» **Problem details**
Repeat each line of the material below exactly as it appears, minus any pictures.

──────── Data shown

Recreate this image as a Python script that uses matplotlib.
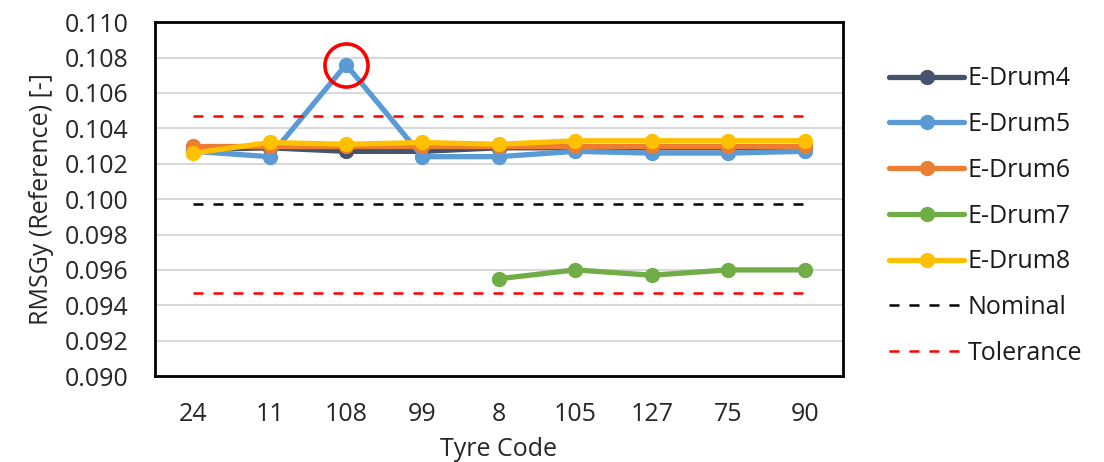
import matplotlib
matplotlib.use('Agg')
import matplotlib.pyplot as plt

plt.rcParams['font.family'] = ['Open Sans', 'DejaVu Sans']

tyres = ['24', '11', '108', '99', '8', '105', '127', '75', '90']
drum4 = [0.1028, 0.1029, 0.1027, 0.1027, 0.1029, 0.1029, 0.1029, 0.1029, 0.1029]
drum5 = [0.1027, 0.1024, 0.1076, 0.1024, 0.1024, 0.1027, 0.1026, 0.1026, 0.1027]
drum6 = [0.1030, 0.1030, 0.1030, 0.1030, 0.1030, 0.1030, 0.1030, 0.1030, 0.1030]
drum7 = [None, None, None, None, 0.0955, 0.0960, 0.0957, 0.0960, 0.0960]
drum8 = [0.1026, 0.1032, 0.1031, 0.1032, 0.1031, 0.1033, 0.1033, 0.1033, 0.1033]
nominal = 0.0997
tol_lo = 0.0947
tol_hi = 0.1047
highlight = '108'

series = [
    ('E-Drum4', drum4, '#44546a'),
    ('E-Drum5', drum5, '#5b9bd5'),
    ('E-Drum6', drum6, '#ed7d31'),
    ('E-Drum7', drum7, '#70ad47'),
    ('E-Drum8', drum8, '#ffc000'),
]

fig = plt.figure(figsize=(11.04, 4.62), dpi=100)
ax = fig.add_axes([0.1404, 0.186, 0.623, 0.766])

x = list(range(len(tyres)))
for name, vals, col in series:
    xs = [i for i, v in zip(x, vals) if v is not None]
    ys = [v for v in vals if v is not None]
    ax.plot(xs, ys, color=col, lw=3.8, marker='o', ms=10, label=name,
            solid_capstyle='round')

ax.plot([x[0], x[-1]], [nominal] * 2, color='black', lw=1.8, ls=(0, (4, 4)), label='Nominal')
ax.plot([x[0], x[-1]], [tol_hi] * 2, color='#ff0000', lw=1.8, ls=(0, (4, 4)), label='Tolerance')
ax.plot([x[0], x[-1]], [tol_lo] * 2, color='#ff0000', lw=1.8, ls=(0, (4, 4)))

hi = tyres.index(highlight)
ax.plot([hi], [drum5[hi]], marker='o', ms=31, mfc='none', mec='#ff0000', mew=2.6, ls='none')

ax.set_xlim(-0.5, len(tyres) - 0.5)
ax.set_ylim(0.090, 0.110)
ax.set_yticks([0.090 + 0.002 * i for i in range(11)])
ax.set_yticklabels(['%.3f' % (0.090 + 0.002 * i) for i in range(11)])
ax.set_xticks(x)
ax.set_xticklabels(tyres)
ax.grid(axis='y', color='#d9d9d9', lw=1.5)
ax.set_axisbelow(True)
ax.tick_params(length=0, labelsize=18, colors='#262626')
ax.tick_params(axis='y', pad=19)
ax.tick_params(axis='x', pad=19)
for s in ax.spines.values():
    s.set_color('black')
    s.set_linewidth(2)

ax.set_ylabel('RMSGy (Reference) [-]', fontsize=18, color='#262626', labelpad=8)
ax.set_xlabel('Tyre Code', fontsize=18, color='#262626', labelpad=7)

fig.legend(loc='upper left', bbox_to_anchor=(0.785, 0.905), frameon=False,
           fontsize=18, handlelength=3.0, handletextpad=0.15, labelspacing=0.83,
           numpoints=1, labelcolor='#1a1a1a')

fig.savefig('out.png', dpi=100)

────────────────

» **Response to the task**
Recreate this image as a Python script that uses matplotlib.
import matplotlib
matplotlib.use('Agg')
import matplotlib.pyplot as plt

plt.rcParams['font.family'] = ['Open Sans', 'DejaVu Sans']

tyres = ['24', '11', '108', '99', '8', '105', '127', '75', '90']
drum4 = [0.1028, 0.1029, 0.1027, 0.1027, 0.1029, 0.1029, 0.1029, 0.1029, 0.1029]
drum5 = [0.1027, 0.1024, 0.1076, 0.1024, 0.1024, 0.1027, 0.1026, 0.1026, 0.1027]
drum6 = [0.1030, 0.1030, 0.1030, 0.1030, 0.1030, 0.1030, 0.1030, 0.1030, 0.1030]
drum7 = [None, None, None, None, 0.0955, 0.0960, 0.0957, 0.0960, 0.0960]
drum8 = [0.1026, 0.1032, 0.1031, 0.1032, 0.1031, 0.1033, 0.1033, 0.1033, 0.1033]
nominal = 0.0997
tol_lo = 0.0947
tol_hi = 0.1047
highlight = '108'

series = [
    ('E-Drum4', drum4, '#44546a'),
    ('E-Drum5', drum5, '#5b9bd5'),
    ('E-Drum6', drum6, '#ed7d31'),
    ('E-Drum7', drum7, '#70ad47'),
    ('E-Drum8', drum8, '#ffc000'),
]

fig = plt.figure(figsize=(11.04, 4.62), dpi=100)
ax = fig.add_axes([0.1404, 0.186, 0.623, 0.766])

x = list(range(len(tyres)))
for name, vals, col in series:
    xs = [i for i, v in zip(x, vals) if v is not None]
    ys = [v for v in vals if v is not None]
    ax.plot(xs, ys, color=col, lw=3.8, marker='o', ms=10, label=name,
            solid_capstyle='round')

ax.plot([x[0], x[-1]], [nominal] * 2, color='black', lw=1.8, ls=(0, (4, 4)), label='Nominal')
ax.plot([x[0], x[-1]], [tol_hi] * 2, color='#ff0000', lw=1.8, ls=(0, (4, 4)), label='Tolerance')
ax.plot([x[0], x[-1]], [tol_lo] * 2, color='#ff0000', lw=1.8, ls=(0, (4, 4)))

hi = tyres.index(highlight)
ax.plot([hi], [drum5[hi]], marker='o', ms=31, mfc='none', mec='#ff0000', mew=2.6, ls='none')

ax.set_xlim(-0.5, len(tyres) - 0.5)
ax.set_ylim(0.090, 0.110)
ax.set_yticks([0.090 + 0.002 * i for i in range(11)])
ax.set_yticklabels(['%.3f' % (0.090 + 0.002 * i) for i in range(11)])
ax.set_xticks(x)
ax.set_xticklabels(tyres)
ax.grid(axis='y', color='#d9d9d9', lw=1.5)
ax.set_axisbelow(True)
ax.tick_params(length=0, labelsize=18, colors='#262626')
ax.tick_params(axis='y', pad=19)
ax.tick_params(axis='x', pad=19)
for s in ax.spines.values():
    s.set_color('black')
    s.set_linewidth(2)

ax.set_ylabel('RMSGy (Reference) [-]', fontsize=18, color='#262626', labelpad=8)
ax.set_xlabel('Tyre Code', fontsize=18, color='#262626', labelpad=7)

fig.legend(loc='upper left', bbox_to_anchor=(0.785, 0.905), frameon=False,
           fontsize=18, handlelength=3.0, handletextpad=0.15, labelspacing=0.83,
           numpoints=1, labelcolor='#1a1a1a')

fig.savefig('out.png', dpi=100)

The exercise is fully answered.